Motifs are recurring structures, contrasts, or literary devices that can help to develop and inform the text’s major themes.

Labyrinths and Mazes

Labyrinths and mazes are a major motif in the story, reflecting Borges’s theme of multiple intersecting realities. The story’s title refers to Ts-ui Pên’s idea of infinite variations of reality, splitting off like forking paths from decision points. It also describes a literal maze, like those suggested by the “symmetrical gardens” of Yu Tsun’s childhood and the lost labyrinth of Ts-ui Pên, which Yu Tsun and his family believe was a real maze their ancestor either failed to create or hid so well that they cannot find it. While following the children’s directions to Stephen Albert’s house in Ashgrove, Yu Tsun reflects that their advice to turn left at every crossroad matches the directions to solving certain mazes. This walk replicates the historical use of labyrinths as pathways to walk in contemplation in order to achieve an enlightened state, as shown by Yu Tsun’s reflections on the journey and the enlightenment he experiences during his conversation with Albert.
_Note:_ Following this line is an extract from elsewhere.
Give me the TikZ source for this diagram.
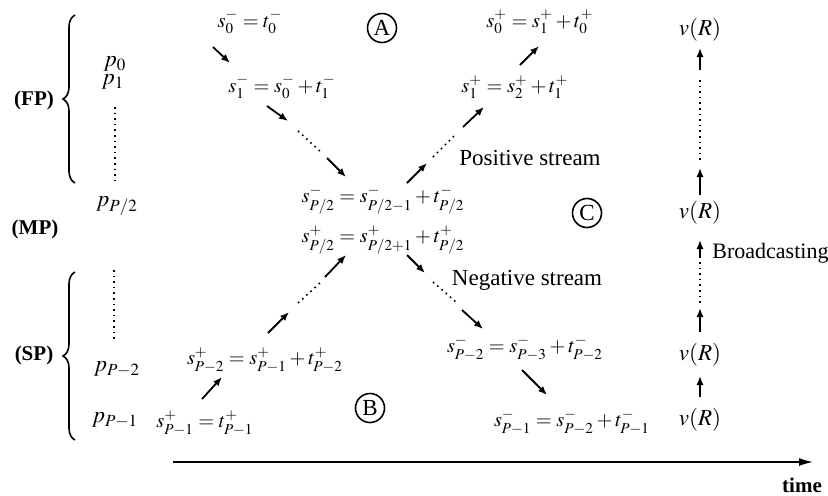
\documentclass[tikz,border=0pt]{standalone}
\usepackage{mathptmx}
\usepackage{fontspec}
\setmainfont{Liberation Serif}
\usetikzlibrary{arrows.meta,decorations.pathreplacing}

\newcommand{\picfont}{\fontsize{11.5}{13}\selectfont}
\newcommand{\eqfont}{\fontsize{10.2}{12}\selectfont}

\tikzset{
  arr/.style={-{Latex[length=4.5pt,width=3.6pt]}, line width=0.9pt},
  dots/.style={dotted, line width=0.8pt},
  lab/.style={circle, draw, line width=0.8pt, minimum size=14.5pt, inner sep=0pt},
  grp/.style={font=\fontsize{10.5}{12}\selectfont\bfseries},
  eq/.style={font=\eqfont, inner sep=1pt},
  bracegrp/.style={decorate, decoration={brace, amplitude=6pt}, line width=0.8pt},
}

\begin{document}
\begin{tikzpicture}[x=0.5pt, y=-0.5pt, font=\picfont]
        \useasboundingbox (0,0) rectangle (828,495);

        % Skupiny procesoru vlevo
        \coordinate (fpt) at (75,15);
        \coordinate (fpb) at (75,183);
        \coordinate (spt) at (75,272);
        \coordinate (spb) at (75,440);
        \draw[bracegrp] (fpb) -- (fpt);
        \draw[bracegrp] (spb) -- (spt);
        \node[grp] (fp) at (34,100) {(FP)};
        \node[grp] (mp) at (35,229) {(MP)};
        \node[grp] (sp) at (34,355) {(SP)};

        % Procesory
        \node (p0) at (115,64) {$p_0$};
        \node (p1) at (113,82) {$p_1$};
        \node (pmid) at (117,206) {$p_{P/2}$};
        \node (pp2) at (117,369) {$p_{P-2}$};
        \node (pp1) at (115,420) {$p_{P-1}$};
        \coordinate (d1a) at (115,107);
        \coordinate (d1b) at (115,180);
        \coordinate (d2a) at (114,270);
        \coordinate (d2b) at (114,340);
        \draw[dots] (d1a) -- (d1b);
        \draw[dots] (d2a) -- (d2b);

        % Zaporny proud shora
        \node[eq] (s0m) at (250,22) {$s_0^- = t_0^-$};
        \node[eq] (s1m) at (282,87) {$s_1^- = s_0^- + t_1^-$};
        \node[eq] (cm) at (383,200) {$s^-_{P/2} = s^-_{P/2-1} + t^-_{P/2}$};
        \node[eq] (cp) at (383,240) {$s^+_{P/2} = s^+_{P/2+1} + t^+_{P/2}$};
        \node[eq] (smp2) at (525,348) {$s^-_{P-2} = s^-_{P-3} + t^-_{P-2}$};
        \node[eq] (smp1) at (572,422) {$s^-_{P-1} = s^-_{P-2} + t^-_{P-1}$};

        % Kladny proud zdola
        \node[eq] (spp1) at (205,423) {$s^+_{P-1} = t^+_{P-1}$};
        \node[eq] (spp2) at (265,360) {$s^+_{P-2} = s^+_{P-1} + t^+_{P-2}$};
        \node[eq] (s1p) at (515,87) {$s_1^+ = s_2^+ + t_1^+$};
        \node[eq] (s0p) at (540,22) {$s_0^+ = s_1^+ + t_0^+$};

        % Popisky
        \node (pos) at (530,158) {Positive stream};
        \node (neg) at (527,280) {Negative stream};
        \node[anchor=west, font=\fontsize{11}{13}\selectfont, inner sep=0pt] (bc) at (712,253) {Broadcasting};
        \node[lab] (A) at (382,28) {A};
        \node[lab] (B) at (370,408) {B};
        \node[lab] (C) at (587,213) {C};

        % Vysilani v(R)
        \node (v1) at (700,30) {$v(R)$};
        \node (v2) at (700,213) {$v(R)$};
        \node (v3) at (700,355) {$v(R)$};
        \node (v4) at (700,420) {$v(R)$};

        % Body sipek
        \coordinate (a1) at (213,47);  \coordinate (a2) at (230,63);
        \coordinate (b1) at (267,106); \coordinate (b2) at (288,121);
        \coordinate (b3) at (298,131); \coordinate (b4) at (322,153);
        \coordinate (b5) at (327,158); \coordinate (b6) at (346,177);
        \coordinate (c1) at (407,183); \coordinate (c2) at (427,163);
        \coordinate (c3) at (433,157); \coordinate (c4) at (455,135);
        \coordinate (c5) at (463,127); \coordinate (c6) at (484,107);
        \coordinate (c7) at (520,65);  \coordinate (c8) at (539,46);
        \coordinate (e1) at (202,399); \coordinate (e2) at (222,377);
        \coordinate (e3) at (268,333); \coordinate (e4) at (289,312);
        \coordinate (e5) at (298,303); \coordinate (e6) at (321,282);
        \coordinate (e7) at (325,277); \coordinate (e8) at (346,255);
        \coordinate (f1) at (407,255); \coordinate (f2) at (425,273);
        \coordinate (f3) at (433,282); \coordinate (f4) at (456,302);
        \coordinate (f5) at (462,310); \coordinate (f6) at (483,329);
        \coordinate (f7) at (522,370); \coordinate (f8) at (547,395);
        \coordinate (g1) at (700,70);  \coordinate (g2) at (700,48);
        \coordinate (g3) at (700,80);  \coordinate (g4) at (700,160);
        \coordinate (g5) at (700,195); \coordinate (g6) at (700,168);
        \coordinate (g7) at (700,258); \coordinate (g8) at (700,240);
        \coordinate (g9) at (700,262); \coordinate (g10) at (700,303);
        \coordinate (g11) at (700,332); \coordinate (g12) at (700,308);
        \coordinate (g13) at (700,397); \coordinate (g14) at (700,376);

        % Sipky
        \draw[arr] (a1) -- (a2);
        \draw[arr] (b1) -- (b2);
        \draw[dots] (b3) -- (b4);
        \draw[arr] (b5) -- (b6);
        \draw[arr] (c1) -- (c2);
        \draw[dots] (c3) -- (c4);
        \draw[arr] (c5) -- (c6);
        \draw[arr] (c7) -- (c8);
        \draw[arr] (e1) -- (e2);
        \draw[arr] (e3) -- (e4);
        \draw[dots] (e5) -- (e6);
        \draw[arr] (e7) -- (e8);
        \draw[arr] (f1) -- (f2);
        \draw[dots] (f3) -- (f4);
        \draw[arr] (f5) -- (f6);
        \draw[arr] (f7) -- (f8);
        \draw[arr] (g1) -- (g2);
        \draw[dots] (g3) -- (g4);
        \draw[arr] (g5) -- (g6);
        \draw[arr] (g7) -- (g8);
        \draw[dots] (g9) -- (g10);
        \draw[arr] (g11) -- (g12);
        \draw[arr] (g13) -- (g14);

        % Casova osa
        \coordinate (t0) at (173,462);
        \coordinate (t1) at (813,462);
        \draw[-{Latex[length=7pt,width=4pt]}, line width=0.7pt] (t0) -- (t1);
        \node[grp] (time) at (802,485) {time};
\end{tikzpicture}
\end{document}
The revelation that Ts-ui Pên’s labyrinth is a metaphor for his novel and that the apparently incoherent book is in fact demonstrating his maze-like ideas about the nature of time and reality becomes the enlightenment promised by the maze Yu Tsun has followed to get there, both in terms of his walk from the train station and his life journey from his childhood in China to spying for Germany.